Did you notice the order in which Jesus establishes these actions? Follow the sequence with me:
- Make disciples of all nations
- Baptizing them in the name of the Father, Son, and Holy Spirit
- Teaching them to observe all that I have commanded you.
It is common to see Christians 1) going, 4) teaching doctrine, 3) baptizing, and only then 2) making disciples. I will explain why, but first, let's go back to the original order.
I am always amazed at how much I have learned from studying the first church, the movement Christ left on earth as soon as He ascended to heaven. If we look closely, we have a lot to learn from this special corner of history.
Preachers All over the World
The church was born to go; literally, Christ's disciples had to travel to other cities and regions. The objective was all too clear: to spread the gospel to "all nations." And we can't do that where we are. Christ sends us where the message is needed: to the hearts of those who do not know it.

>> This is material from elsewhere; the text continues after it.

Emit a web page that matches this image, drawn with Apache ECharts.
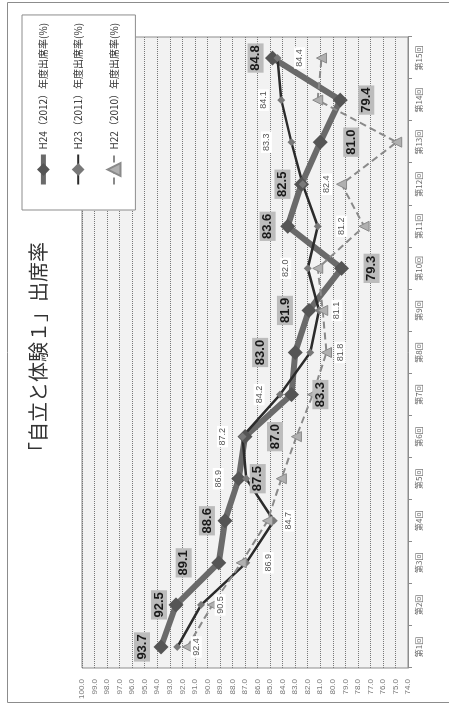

Imagine arriving in a new city where you know only a few people or none at all. What do you do first: a) establish a preaching point and start indoctrinating people or b) seek to make yourself known to the people in that community, blending in (see Matthew 5:14) and seeking to make new friends, making yourself trustworthy?
To make a disciple is to lead by example. That's how Jesus made His. He "earned their confidence," as mentioned in Ellen White's The Ministry of Healing (p. 49), and then told them "Follow me." A disciple does not follow a master because he has titles or knowledge, but because he is someone worth following; someone he can trust; someone he wants to imitate because he follows his life.
The disciple was sent (go) to regions where he could demonstrate the truth by living what Christ taught him (discipleship), gaining the trust of the people. Then, he could tell them about Jesus.
When the new disciple learned about the Master of masters, he was then invited to enter into a covenant with Him—a public vow of belonging to Christ: baptism. After that, he would then learn all about Jesus so he could imitate him and also make new disciples, restarting the process and spreading Jesus to all nations.
Change of Scenery
Why has this order of doing things changed? When Christianity began, it was a minority of believers working with a secular majority. After the fourth century, with the end of persecution and the establishment of the church, the official religion of Rome dominated the world at the time. We became a Christian majority in a secular minority. In this context, without persecution, travel was reduced. It was no longer necessary to flee, and where Rome was (most of the world), the Christian presence was assumed. The church stopped going to the fields and started calling people to its buildings.
Preaching became an act of conviction and no longer discipleship. And because there were benefits to being a Christian in a majority and government context, people were required to study first before being baptized to ensure they knew the “rules” and would be a “fit.” The study became a filter and a confirmation instrument for religious adherence.
Thus, the new converts did not see themselves as disciples, but “members” of an institution that represented Christ. As this institution had resources, human instruments dedicated to it, and structure, discipleship died and disappeared from the church.
Today, we live in a world that again returns to a secular majority with a Christian minority (and here, I am not talking about religions, but about true followers of Jesus); a world that questions churches and their buildings (institutions); a world that is tired of hypocrisy (when words diverge from our actions, like talking about love and being hateful).
In this context, notice how the original order of Jesus makes complete sense again. We need to go where people are and, because they will not come to our buildings, earn their trust as true followers of Christ, with love and honesty (see Matthew 5:16). Then, we will introduce Jesus to them so they follow the Master, who gave His life for all of us. Then, we will baptize them and teach them what He taught us regarding how to live our lives according to His will.
It's time to turn to the Master's direction. There is no more space for our human experiences; there is no need to reinvent the wheel. Let's follow what the Master asked us to do. The kingdom is simple and efficient.